→ **WHAT TO DO**
Pictures stay out of this copy, which runs from the first line of the material through the line containing "xi_d = [99, 99, 99]".

-- START --

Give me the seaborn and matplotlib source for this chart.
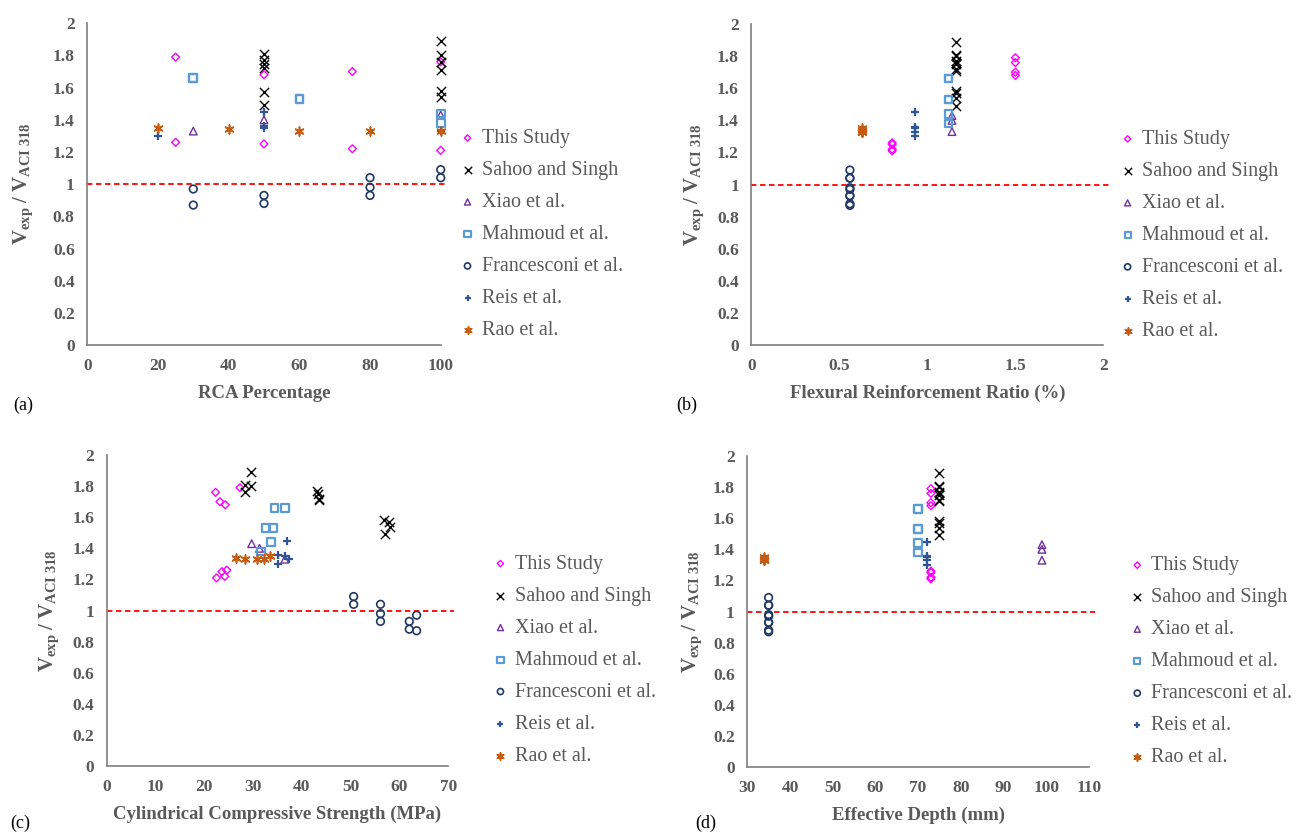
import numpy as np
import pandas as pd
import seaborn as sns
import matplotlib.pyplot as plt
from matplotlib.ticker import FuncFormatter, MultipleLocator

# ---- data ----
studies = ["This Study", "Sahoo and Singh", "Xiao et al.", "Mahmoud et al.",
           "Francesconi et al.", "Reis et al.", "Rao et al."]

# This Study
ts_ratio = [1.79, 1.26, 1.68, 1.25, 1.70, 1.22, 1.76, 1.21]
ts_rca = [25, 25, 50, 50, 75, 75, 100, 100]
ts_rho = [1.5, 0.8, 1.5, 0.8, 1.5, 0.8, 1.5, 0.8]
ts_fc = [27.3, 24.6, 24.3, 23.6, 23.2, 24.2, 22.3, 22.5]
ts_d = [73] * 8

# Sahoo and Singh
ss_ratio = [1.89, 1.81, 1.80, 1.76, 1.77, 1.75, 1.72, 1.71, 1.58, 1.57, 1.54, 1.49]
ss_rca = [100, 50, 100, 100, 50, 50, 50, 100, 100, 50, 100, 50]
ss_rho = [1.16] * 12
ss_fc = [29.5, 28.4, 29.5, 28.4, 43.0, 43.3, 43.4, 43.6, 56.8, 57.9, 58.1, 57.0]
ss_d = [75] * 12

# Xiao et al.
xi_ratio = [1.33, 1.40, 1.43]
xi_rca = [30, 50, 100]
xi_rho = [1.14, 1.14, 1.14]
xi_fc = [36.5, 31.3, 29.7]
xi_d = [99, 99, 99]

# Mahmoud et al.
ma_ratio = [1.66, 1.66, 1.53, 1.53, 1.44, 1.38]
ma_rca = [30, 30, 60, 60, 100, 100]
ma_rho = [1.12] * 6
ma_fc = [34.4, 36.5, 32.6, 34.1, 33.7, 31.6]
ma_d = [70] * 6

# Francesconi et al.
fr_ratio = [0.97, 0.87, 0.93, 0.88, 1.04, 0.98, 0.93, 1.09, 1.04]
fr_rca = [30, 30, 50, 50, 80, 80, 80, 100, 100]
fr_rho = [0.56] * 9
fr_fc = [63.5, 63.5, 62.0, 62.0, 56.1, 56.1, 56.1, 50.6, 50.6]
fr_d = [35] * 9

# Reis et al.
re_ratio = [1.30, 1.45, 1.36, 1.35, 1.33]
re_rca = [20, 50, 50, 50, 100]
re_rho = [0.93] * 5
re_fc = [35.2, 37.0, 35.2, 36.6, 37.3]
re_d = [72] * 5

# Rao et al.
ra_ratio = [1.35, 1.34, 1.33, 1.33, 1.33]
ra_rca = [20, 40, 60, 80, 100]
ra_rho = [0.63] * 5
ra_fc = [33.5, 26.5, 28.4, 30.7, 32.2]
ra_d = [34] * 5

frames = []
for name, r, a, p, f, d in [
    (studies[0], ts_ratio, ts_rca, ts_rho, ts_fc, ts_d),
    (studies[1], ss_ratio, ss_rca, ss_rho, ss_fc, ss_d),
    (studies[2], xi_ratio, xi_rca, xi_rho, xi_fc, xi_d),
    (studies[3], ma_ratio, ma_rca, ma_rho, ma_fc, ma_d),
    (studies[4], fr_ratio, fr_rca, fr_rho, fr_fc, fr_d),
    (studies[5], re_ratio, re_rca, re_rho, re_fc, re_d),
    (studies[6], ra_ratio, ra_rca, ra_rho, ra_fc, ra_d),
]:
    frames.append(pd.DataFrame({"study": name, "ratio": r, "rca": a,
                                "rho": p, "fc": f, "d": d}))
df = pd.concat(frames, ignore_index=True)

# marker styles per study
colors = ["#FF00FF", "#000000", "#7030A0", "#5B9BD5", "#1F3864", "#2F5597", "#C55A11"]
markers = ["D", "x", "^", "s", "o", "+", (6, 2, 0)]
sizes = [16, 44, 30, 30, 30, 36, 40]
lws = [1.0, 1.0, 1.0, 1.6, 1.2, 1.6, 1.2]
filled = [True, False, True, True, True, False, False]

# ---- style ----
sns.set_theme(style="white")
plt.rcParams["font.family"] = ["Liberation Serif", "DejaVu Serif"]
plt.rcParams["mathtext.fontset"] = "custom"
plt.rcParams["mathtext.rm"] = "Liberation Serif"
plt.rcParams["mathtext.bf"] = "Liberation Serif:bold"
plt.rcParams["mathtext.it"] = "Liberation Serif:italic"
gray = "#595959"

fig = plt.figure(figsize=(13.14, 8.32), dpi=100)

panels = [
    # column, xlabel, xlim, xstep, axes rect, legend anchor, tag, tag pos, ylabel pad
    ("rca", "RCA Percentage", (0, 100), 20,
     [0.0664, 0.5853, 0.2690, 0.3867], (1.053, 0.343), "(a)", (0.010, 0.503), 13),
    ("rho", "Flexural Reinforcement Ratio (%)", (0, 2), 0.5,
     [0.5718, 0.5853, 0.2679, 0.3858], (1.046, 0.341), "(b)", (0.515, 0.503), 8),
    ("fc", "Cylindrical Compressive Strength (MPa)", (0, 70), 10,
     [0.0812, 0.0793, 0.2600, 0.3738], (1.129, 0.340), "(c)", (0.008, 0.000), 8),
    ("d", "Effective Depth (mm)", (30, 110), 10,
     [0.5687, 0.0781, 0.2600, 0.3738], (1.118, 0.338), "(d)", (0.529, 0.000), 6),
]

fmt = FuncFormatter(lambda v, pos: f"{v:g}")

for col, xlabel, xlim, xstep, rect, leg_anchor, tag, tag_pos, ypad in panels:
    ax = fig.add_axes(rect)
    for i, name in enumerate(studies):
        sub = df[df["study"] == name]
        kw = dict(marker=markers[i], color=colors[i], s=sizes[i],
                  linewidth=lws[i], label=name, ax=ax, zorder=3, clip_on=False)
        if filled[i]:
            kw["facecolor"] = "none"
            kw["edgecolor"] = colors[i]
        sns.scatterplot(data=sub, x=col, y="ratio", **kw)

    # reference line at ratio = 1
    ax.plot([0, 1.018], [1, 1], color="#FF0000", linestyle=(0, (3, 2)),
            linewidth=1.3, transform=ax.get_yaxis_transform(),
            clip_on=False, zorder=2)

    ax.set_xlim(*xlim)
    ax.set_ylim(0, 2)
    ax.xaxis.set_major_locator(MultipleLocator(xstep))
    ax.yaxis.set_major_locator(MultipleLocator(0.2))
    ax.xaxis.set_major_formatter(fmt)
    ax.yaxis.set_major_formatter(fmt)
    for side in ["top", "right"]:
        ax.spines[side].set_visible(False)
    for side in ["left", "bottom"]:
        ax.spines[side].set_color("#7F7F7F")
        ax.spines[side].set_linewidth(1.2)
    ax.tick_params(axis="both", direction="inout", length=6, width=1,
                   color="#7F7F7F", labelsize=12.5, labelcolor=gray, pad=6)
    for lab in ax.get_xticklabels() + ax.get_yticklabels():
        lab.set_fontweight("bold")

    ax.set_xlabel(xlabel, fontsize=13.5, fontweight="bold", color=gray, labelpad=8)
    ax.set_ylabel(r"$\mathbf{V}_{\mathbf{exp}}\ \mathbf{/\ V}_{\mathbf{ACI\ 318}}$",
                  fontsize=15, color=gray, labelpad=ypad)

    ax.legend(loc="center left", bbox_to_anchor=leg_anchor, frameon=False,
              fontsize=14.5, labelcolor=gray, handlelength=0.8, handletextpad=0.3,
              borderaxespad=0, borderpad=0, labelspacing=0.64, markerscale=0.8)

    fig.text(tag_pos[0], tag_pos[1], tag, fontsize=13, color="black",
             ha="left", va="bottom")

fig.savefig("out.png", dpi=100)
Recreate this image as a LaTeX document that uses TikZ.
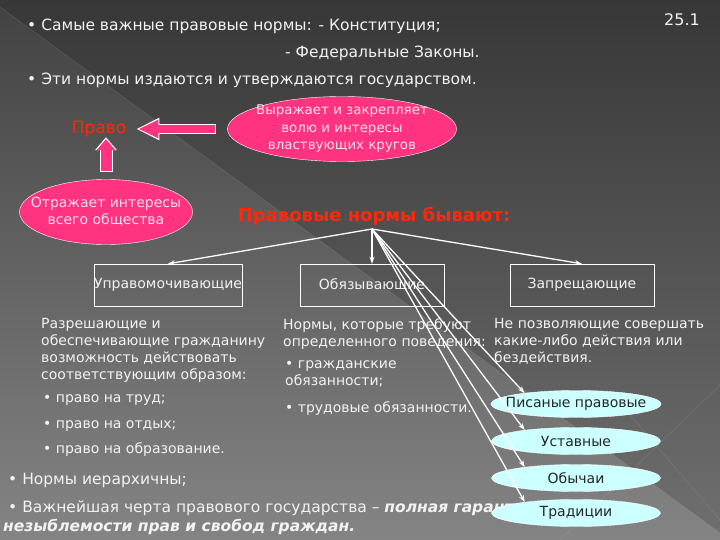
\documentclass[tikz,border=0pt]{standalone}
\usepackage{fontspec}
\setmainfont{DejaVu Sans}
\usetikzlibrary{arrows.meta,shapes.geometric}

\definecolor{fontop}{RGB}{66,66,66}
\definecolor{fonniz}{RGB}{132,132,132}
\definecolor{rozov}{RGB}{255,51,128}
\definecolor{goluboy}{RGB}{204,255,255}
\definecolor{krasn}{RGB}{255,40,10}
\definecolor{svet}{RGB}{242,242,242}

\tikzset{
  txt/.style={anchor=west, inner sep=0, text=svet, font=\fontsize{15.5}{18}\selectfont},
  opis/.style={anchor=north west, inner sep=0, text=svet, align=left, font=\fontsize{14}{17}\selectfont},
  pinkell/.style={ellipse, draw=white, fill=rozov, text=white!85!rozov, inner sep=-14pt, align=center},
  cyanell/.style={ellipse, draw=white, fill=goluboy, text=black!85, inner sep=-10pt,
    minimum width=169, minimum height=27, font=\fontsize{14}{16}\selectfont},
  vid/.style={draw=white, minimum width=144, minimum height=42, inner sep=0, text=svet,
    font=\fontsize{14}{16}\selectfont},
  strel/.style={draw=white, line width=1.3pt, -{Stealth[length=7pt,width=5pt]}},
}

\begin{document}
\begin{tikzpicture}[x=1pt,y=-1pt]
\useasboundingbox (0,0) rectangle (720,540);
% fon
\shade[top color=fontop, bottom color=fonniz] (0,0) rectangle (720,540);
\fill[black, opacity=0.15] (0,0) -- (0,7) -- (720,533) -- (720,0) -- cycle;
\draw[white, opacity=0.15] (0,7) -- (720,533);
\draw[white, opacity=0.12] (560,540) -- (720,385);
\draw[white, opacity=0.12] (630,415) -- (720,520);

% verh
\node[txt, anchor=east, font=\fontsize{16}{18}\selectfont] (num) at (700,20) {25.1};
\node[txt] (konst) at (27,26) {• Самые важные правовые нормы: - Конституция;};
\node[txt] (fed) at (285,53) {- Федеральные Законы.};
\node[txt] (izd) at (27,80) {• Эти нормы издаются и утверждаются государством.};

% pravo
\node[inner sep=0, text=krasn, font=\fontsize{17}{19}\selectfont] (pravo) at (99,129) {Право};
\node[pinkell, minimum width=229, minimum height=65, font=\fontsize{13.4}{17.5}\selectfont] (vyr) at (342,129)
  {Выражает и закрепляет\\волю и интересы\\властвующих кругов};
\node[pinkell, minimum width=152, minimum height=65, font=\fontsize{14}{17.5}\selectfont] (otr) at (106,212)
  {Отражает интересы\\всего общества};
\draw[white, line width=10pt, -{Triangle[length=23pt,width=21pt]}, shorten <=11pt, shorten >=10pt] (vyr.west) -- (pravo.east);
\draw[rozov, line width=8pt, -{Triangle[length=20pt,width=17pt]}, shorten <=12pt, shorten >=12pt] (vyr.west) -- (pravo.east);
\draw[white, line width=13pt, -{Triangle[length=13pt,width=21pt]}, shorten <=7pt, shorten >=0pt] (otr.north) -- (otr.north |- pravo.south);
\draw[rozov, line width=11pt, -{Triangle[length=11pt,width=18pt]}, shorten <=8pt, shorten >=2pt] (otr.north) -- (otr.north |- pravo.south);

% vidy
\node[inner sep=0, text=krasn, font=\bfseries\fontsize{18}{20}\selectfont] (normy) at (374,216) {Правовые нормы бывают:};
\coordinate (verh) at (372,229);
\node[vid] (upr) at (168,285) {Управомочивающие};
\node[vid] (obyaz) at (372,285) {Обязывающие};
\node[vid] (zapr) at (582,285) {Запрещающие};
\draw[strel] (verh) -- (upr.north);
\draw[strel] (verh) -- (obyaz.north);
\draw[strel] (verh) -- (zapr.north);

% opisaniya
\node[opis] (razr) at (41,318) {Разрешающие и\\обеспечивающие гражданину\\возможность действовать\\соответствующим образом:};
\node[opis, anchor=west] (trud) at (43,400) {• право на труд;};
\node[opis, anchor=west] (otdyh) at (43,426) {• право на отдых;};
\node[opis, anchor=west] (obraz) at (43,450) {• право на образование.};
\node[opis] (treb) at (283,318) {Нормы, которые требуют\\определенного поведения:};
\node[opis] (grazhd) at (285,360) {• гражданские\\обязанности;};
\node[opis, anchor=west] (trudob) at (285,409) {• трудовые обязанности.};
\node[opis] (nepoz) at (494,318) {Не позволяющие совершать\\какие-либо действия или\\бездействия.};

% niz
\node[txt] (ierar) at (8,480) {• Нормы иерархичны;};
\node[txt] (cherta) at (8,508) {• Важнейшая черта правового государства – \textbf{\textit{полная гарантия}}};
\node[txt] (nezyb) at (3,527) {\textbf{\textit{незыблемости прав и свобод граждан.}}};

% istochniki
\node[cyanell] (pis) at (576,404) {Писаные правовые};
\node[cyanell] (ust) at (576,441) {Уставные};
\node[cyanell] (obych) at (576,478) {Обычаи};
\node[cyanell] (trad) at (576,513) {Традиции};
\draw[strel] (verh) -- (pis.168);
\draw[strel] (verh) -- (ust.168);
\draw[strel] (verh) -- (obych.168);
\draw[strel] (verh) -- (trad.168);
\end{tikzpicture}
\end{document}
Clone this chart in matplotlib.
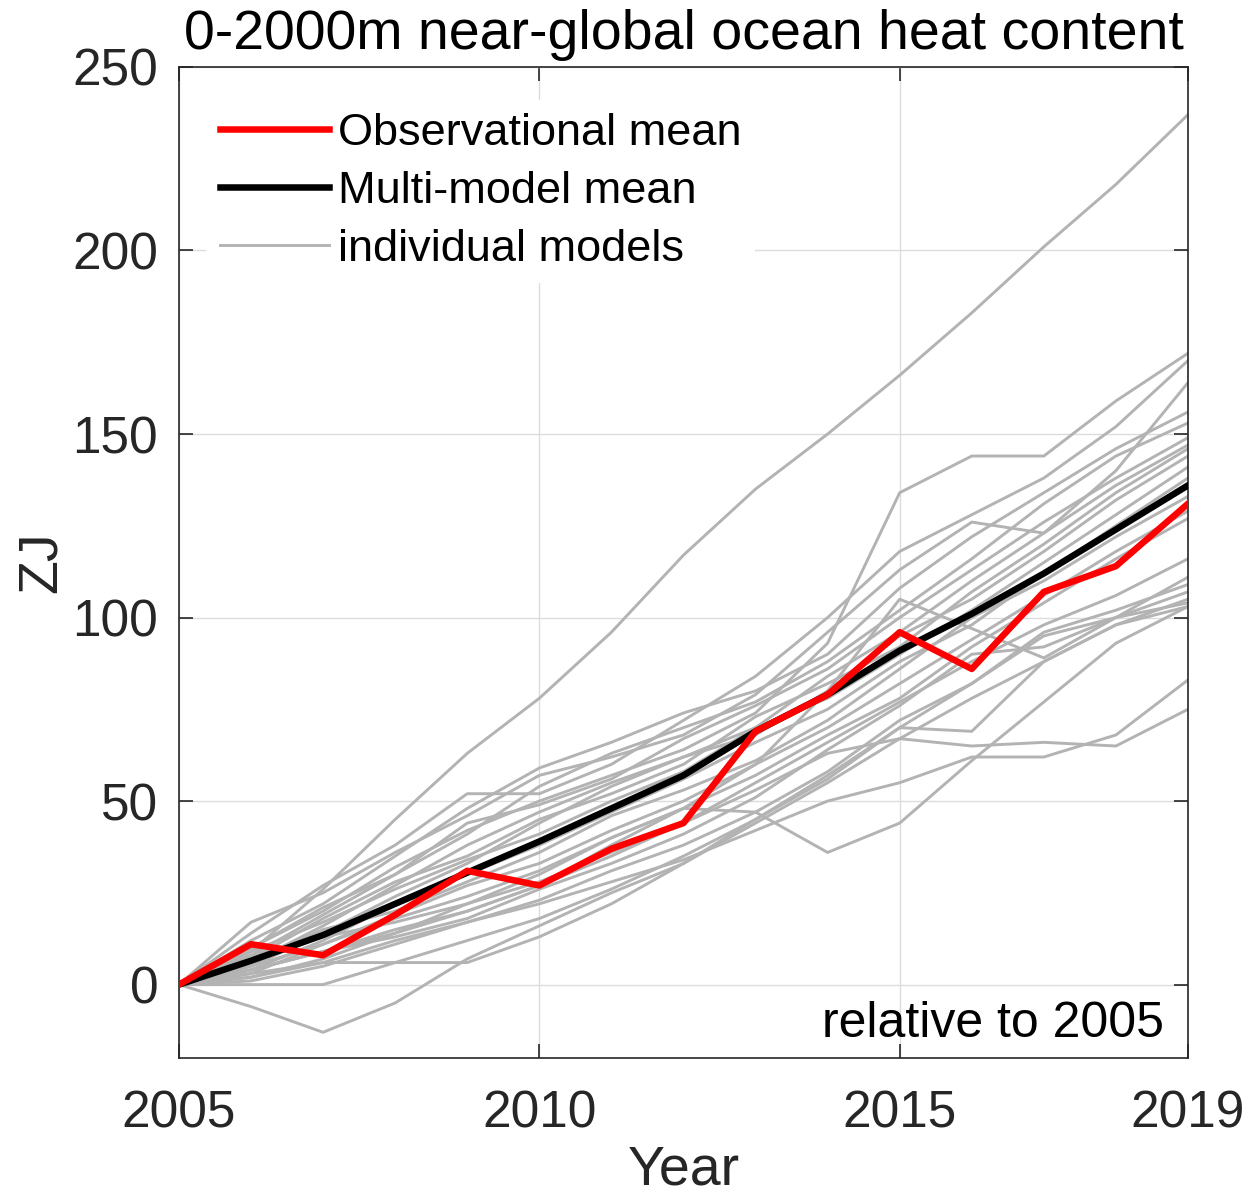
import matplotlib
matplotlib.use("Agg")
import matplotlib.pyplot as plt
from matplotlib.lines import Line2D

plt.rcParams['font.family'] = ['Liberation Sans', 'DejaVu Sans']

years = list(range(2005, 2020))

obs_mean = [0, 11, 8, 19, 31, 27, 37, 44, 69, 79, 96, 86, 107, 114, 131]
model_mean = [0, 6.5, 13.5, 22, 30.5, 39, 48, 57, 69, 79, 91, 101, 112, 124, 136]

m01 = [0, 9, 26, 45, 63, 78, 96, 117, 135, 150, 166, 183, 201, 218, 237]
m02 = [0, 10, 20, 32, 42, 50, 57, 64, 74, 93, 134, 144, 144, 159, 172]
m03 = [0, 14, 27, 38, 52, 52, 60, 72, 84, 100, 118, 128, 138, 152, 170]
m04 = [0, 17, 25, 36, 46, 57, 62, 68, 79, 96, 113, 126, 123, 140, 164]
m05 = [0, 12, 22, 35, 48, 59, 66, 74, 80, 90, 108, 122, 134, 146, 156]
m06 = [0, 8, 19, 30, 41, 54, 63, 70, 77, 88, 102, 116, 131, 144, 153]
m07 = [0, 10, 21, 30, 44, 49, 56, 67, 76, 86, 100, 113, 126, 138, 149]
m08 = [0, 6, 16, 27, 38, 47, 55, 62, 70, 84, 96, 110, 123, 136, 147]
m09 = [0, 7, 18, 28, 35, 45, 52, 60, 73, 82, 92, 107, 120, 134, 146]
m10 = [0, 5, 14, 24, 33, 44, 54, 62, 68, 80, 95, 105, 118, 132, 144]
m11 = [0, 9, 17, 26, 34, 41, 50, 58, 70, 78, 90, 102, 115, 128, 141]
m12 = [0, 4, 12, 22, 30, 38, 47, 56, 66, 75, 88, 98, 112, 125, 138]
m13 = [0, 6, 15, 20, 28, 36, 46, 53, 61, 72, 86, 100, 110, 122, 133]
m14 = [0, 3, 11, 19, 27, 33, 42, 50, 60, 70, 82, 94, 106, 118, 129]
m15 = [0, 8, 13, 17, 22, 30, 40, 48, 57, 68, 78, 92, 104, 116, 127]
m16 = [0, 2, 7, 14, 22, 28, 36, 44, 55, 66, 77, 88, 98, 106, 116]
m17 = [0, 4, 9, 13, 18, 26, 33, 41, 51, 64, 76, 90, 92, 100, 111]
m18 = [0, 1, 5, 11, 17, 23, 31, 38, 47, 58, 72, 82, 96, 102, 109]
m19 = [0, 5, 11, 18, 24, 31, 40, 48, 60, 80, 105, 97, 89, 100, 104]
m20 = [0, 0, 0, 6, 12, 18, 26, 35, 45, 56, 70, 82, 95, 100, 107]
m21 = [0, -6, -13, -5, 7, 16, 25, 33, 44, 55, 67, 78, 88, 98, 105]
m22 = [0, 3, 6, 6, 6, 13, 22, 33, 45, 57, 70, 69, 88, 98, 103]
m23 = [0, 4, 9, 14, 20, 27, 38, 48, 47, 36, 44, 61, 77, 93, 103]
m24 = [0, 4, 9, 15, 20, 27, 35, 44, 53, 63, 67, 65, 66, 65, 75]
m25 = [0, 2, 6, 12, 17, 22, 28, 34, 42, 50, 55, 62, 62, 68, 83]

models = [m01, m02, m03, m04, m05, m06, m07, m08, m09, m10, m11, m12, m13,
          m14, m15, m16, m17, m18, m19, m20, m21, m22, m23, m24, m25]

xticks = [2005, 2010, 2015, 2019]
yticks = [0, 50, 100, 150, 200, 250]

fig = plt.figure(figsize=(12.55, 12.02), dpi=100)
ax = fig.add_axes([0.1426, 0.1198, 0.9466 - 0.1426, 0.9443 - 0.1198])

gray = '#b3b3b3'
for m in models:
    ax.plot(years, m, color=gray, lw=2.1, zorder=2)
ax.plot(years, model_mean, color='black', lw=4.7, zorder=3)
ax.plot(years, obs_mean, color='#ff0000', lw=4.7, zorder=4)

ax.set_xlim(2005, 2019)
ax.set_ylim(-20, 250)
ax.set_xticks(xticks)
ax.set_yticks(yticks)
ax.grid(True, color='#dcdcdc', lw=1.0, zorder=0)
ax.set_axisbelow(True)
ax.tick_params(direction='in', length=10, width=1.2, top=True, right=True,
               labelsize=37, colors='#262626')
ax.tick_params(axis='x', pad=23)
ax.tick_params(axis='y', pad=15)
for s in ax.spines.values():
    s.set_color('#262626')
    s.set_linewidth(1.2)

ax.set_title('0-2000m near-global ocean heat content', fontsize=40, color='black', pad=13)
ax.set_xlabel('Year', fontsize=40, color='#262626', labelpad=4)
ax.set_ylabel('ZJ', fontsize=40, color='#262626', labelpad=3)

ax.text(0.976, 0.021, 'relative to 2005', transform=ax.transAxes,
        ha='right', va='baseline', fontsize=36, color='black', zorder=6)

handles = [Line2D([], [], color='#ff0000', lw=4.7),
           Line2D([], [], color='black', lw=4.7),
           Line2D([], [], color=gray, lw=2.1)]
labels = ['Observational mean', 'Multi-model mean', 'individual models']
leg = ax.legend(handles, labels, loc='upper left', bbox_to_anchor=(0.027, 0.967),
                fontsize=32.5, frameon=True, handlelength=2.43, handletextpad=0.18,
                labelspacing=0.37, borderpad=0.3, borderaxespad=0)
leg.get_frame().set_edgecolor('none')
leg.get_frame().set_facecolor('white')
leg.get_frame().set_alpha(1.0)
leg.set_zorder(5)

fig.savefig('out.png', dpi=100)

-- END --

→ **ANSWER FOR THIS EXERCISE**
Give me the seaborn and matplotlib source for this chart.
import numpy as np
import pandas as pd
import seaborn as sns
import matplotlib.pyplot as plt
from matplotlib.ticker import FuncFormatter, MultipleLocator

# ---- data ----
studies = ["This Study", "Sahoo and Singh", "Xiao et al.", "Mahmoud et al.",
           "Francesconi et al.", "Reis et al.", "Rao et al."]

# This Study
ts_ratio = [1.79, 1.26, 1.68, 1.25, 1.70, 1.22, 1.76, 1.21]
ts_rca = [25, 25, 50, 50, 75, 75, 100, 100]
ts_rho = [1.5, 0.8, 1.5, 0.8, 1.5, 0.8, 1.5, 0.8]
ts_fc = [27.3, 24.6, 24.3, 23.6, 23.2, 24.2, 22.3, 22.5]
ts_d = [73] * 8

# Sahoo and Singh
ss_ratio = [1.89, 1.81, 1.80, 1.76, 1.77, 1.75, 1.72, 1.71, 1.58, 1.57, 1.54, 1.49]
ss_rca = [100, 50, 100, 100, 50, 50, 50, 100, 100, 50, 100, 50]
ss_rho = [1.16] * 12
ss_fc = [29.5, 28.4, 29.5, 28.4, 43.0, 43.3, 43.4, 43.6, 56.8, 57.9, 58.1, 57.0]
ss_d = [75] * 12

# Xiao et al.
xi_ratio = [1.33, 1.40, 1.43]
xi_rca = [30, 50, 100]
xi_rho = [1.14, 1.14, 1.14]
xi_fc = [36.5, 31.3, 29.7]
xi_d = [99, 99, 99]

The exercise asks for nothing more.